WASHINGTON (AP) — Supreme Court nominee John Roberts picked up fresh compliments from Senate Republicans last Friday — and advice from a Democrat who voted against him previously to be more forthright in answering lawmakers’ questions.

Anti-abortion groups reaffirmed their support for the 50-year-old appellate judge despite the lack of any statement of his personal views on the subject.

‘‘We don’t know what’s going to happen in the future, but no constructionist judge is going to believe that it’s OK to murder babies,’’ said Tony Newman, president of Operation Rescue.

Roberts paid courtesy calls on members of the Senate Judiciary Committee for a third day as President Bush renewed his request that the nominee be confirmed before the Supreme Court’s new term begins Oct. 3.

The Senate should ‘‘give this good man a fair hearing and a vote as quickly as possible,’’ the president said in Atlanta.

No dates have been set for Judiciary Committee hearings on Bush’s pick to fill the first vacancy on the high court in 11 years.

The hearings are expected to be held in late August or early September.

Sen. Dick Durbin of Illinois, the Senate’s No. 2 Democrat, said he voted against Roberts in committee for his appeals court seat two years ago partly because he did not feel the nominee fully answered senators’ questions.

‘‘I urged Judge Roberts, as far as he can legally within the cannons of ethics, to be forthcoming and honest with his answers,’’ Durbin said after their meeting last Friday. ‘‘If he is open and honest, I think it will go a long way.’’

There was upbeat Republican talk after Roberts’s meetings with Majority Whip Mitch McConnell, R-Ky., and GOP Sens. Jeff Sessions of Alabama and Tom Coburn of Oklahoma.

Sessions, whose own nomination to the federal bench was scuttled by Democrats before his election to the Senate, said Roberts ‘‘has the very natural qualities to make a superior judge.’’

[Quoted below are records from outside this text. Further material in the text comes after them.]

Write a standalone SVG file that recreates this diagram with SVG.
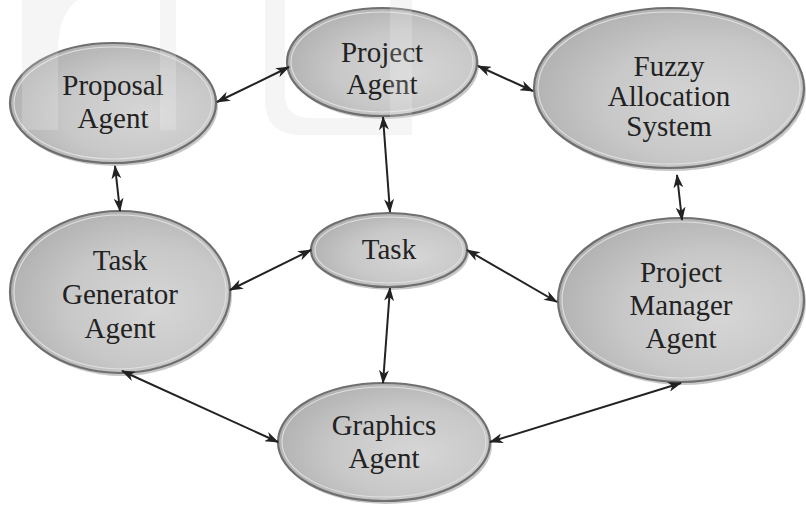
<svg xmlns="http://www.w3.org/2000/svg" xmlns:xlink="http://www.w3.org/1999/xlink" width="806" height="505" viewBox="0 0 806 505">
<style>
  .node-shadow { fill: #c8c8c8; }
  .node-body { fill: url(#nodeFill); stroke: #6f6f6f; stroke-width: 2.2; }
  .node-rim { fill: none; stroke: #e0e0e0; stroke-width: 1.1; }
  text { font-family: "Liberation Serif", "Tinos", "Times New Roman", Times, "DejaVu Serif", serif; font-size: 29px; fill: #222222; text-anchor: middle; }
  .edge { stroke: #222222; stroke-width: 2; fill: none; marker-start: url(#arrow); marker-end: url(#arrow); }
  .wm { fill: #f3f3f3; }
  .wm-over { fill: #ffffff; fill-opacity: 0.18; }
</style>
<defs>
  <radialGradient id="nodeFill" cx="0.62" cy="0.58" r="0.62" fx="0.66" fy="0.6">
    <stop offset="0" stop-color="#d6d6d6"/>
    <stop offset="0.6" stop-color="#c8c8c8"/>
    <stop offset="1" stop-color="#b3b3b3"/>
  </radialGradient>
  <marker id="arrow" viewBox="0 0 14 10" refX="13" refY="5" markerWidth="14" markerHeight="10" markerUnits="userSpaceOnUse" orient="auto-start-reverse">
    <path d="M0,0 L14,5 L0,10 L4,5 Z" fill="#222222"/>
  </marker>
  <path id="wmShape" d="M22,0 H58 V130 H22 Z M58,0 H78 Q60,12 58,45 Z M160,0 H176 V130 H160 Z M265,0 H285 V95 Q285,118 312,118 H390 V0 H412 V135 H302 Q265,135 265,100 Z"/>
</defs>

<g id="watermark">
  <use xlink:href="#wmShape" class="wm"/>
</g>

<g id="node-proposal">
  <ellipse class="node-shadow" cx="115" cy="106" rx="103" ry="60"/>
  <ellipse class="node-body" cx="113" cy="103" rx="103" ry="60"/>
  <ellipse class="node-rim" cx="113" cy="103" rx="99" ry="56"/>
  <text x="113" y="95">Proposal</text>
  <text x="113" y="128">Agent</text>
</g>

<g id="node-project">
  <ellipse class="node-shadow" cx="384" cy="65" rx="95" ry="54"/>
  <ellipse class="node-body" cx="382" cy="62" rx="95" ry="54"/>
  <ellipse class="node-rim" cx="382" cy="62" rx="91" ry="50"/>
  <text x="382" y="62">Project</text>
  <text x="382" y="94">Agent</text>
</g>

<g id="node-fuzzy">
  <ellipse class="node-shadow" cx="671" cy="91" rx="135" ry="80"/>
  <ellipse class="node-body" cx="669" cy="88" rx="135" ry="80"/>
  <ellipse class="node-rim" cx="669" cy="88" rx="131" ry="76"/>
  <text x="669" y="76">Fuzzy</text>
  <text x="669" y="106">Allocation</text>
  <text x="669" y="136">System</text>
</g>

<g id="node-taskgen">
  <ellipse class="node-shadow" cx="122" cy="295" rx="110" ry="81"/>
  <ellipse class="node-body" cx="120" cy="292" rx="110" ry="81"/>
  <ellipse class="node-rim" cx="120" cy="292" rx="106" ry="77"/>
  <text x="120" y="270">Task</text>
  <text x="120" y="304">Generator</text>
  <text x="120" y="338">Agent</text>
</g>

<g id="node-task">
  <ellipse class="node-shadow" cx="391" cy="253" rx="78" ry="37"/>
  <ellipse class="node-body" cx="389" cy="250" rx="78" ry="37"/>
  <ellipse class="node-rim" cx="389" cy="250" rx="74" ry="33"/>
  <text x="389" y="259">Task</text>
</g>

<g id="node-pm">
  <ellipse class="node-shadow" cx="683" cy="303" rx="123" ry="82"/>
  <ellipse class="node-body" cx="681" cy="300" rx="123" ry="82"/>
  <ellipse class="node-rim" cx="681" cy="300" rx="119" ry="78"/>
  <text x="681" y="282">Project</text>
  <text x="681" y="315">Manager</text>
  <text x="681" y="348">Agent</text>
</g>

<g id="node-graphics">
  <ellipse class="node-shadow" cx="386" cy="445" rx="106" ry="59"/>
  <ellipse class="node-body" cx="384" cy="442" rx="106" ry="59"/>
  <ellipse class="node-rim" cx="384" cy="442" rx="102" ry="55"/>
  <text x="384" y="435">Graphics</text>
  <text x="384" y="468">Agent</text>
</g>

<g id="watermark-overlay">
  <use xlink:href="#wmShape" class="wm-over"/>
</g>

<g id="connectors">
  <line class="edge" x1="217" y1="102" x2="289" y2="67"/>
  <line class="edge" x1="478" y1="66" x2="533" y2="91"/>
  <line class="edge" x1="115" y1="166" x2="120" y2="211"/>
  <line class="edge" x1="383" y1="117" x2="390" y2="212"/>
  <line class="edge" x1="677" y1="175" x2="682" y2="220"/>
  <line class="edge" x1="230" y1="290" x2="311" y2="250"/>
  <line class="edge" x1="467" y1="250" x2="557" y2="302"/>
  <line class="edge" x1="390" y1="288" x2="383" y2="383"/>
  <line class="edge" x1="122" y1="371" x2="278" y2="442"/>
  <line class="edge" x1="490" y1="442" x2="681" y2="383"/>
</g>
</svg>
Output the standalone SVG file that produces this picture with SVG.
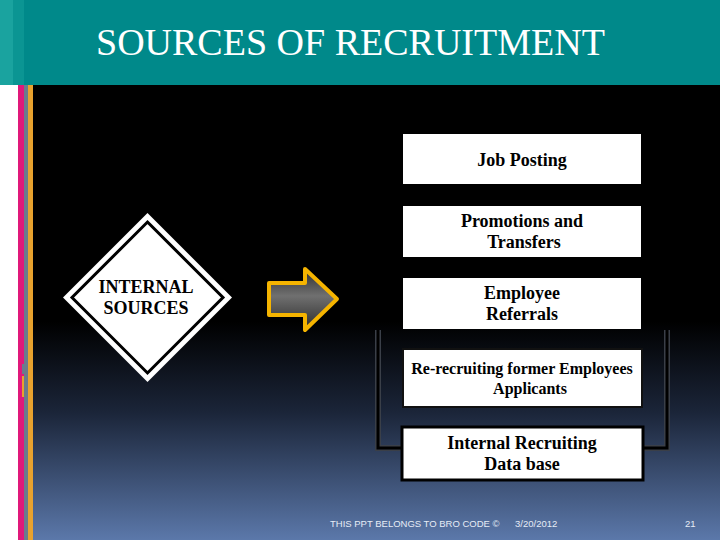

Coburn said he would have preferred a nominee he knew would vote to reverse the Roe v. Wade abortion decision, but he also said it was critical to get someone ‘‘who’s on the side of the Constitution and its strict interpretation.’’

‘‘My litmus test is, do they believe in the limited role of the court in terms of following and interpreting the Constitution and not making policy,’’ Coburn said. ‘‘and I’m convinced right now that he is interested in limiting their decisions to what constitutionally they’re supposed to do.’’

Anti-abortion conservatives were bitterly disappointed with the first President Bush’s choice of David Souter.

John Paul Stevens, Anthony Kennedy and the retiring Sandra Day O’Connor also were Republican Supreme Court appointees who voted to uphold Roe v. Wade.

Roberts told the Judiciary Committee during his 2003 confirmation hearing: ‘‘Roe v. Wade is the settled law of the land. … There is nothing in my personal views that would prevent me from fully and faithfully applying that precedent.

However, he also helped write a legal brief for a Supreme Court case while serving as deputy solicitor general in the administration of the first President Bush.

‘‘Roe was wrongly decided and should be overruled,’’ it said in part.

‘‘The pro-life community is familiar with some of his work and the work of his wife,’’ Newman said.

Roberts’s wife, Jane Sullivan Roberts, is legal counsel for Feminists for Life of America and served as executive vice president on its board of directors from 1995-99, according to the group’s website.

It comes down to trust, said Austin Ruse, president of the Culture of Life Foundation.

‘‘We trust the president, we trust the people who are speaking for him … we also believe that at the heart, this is about the Constitution, and if someone has the right judicial attitude about the Constitution, we will trust them with the issues that we care about,’’ Ruse said.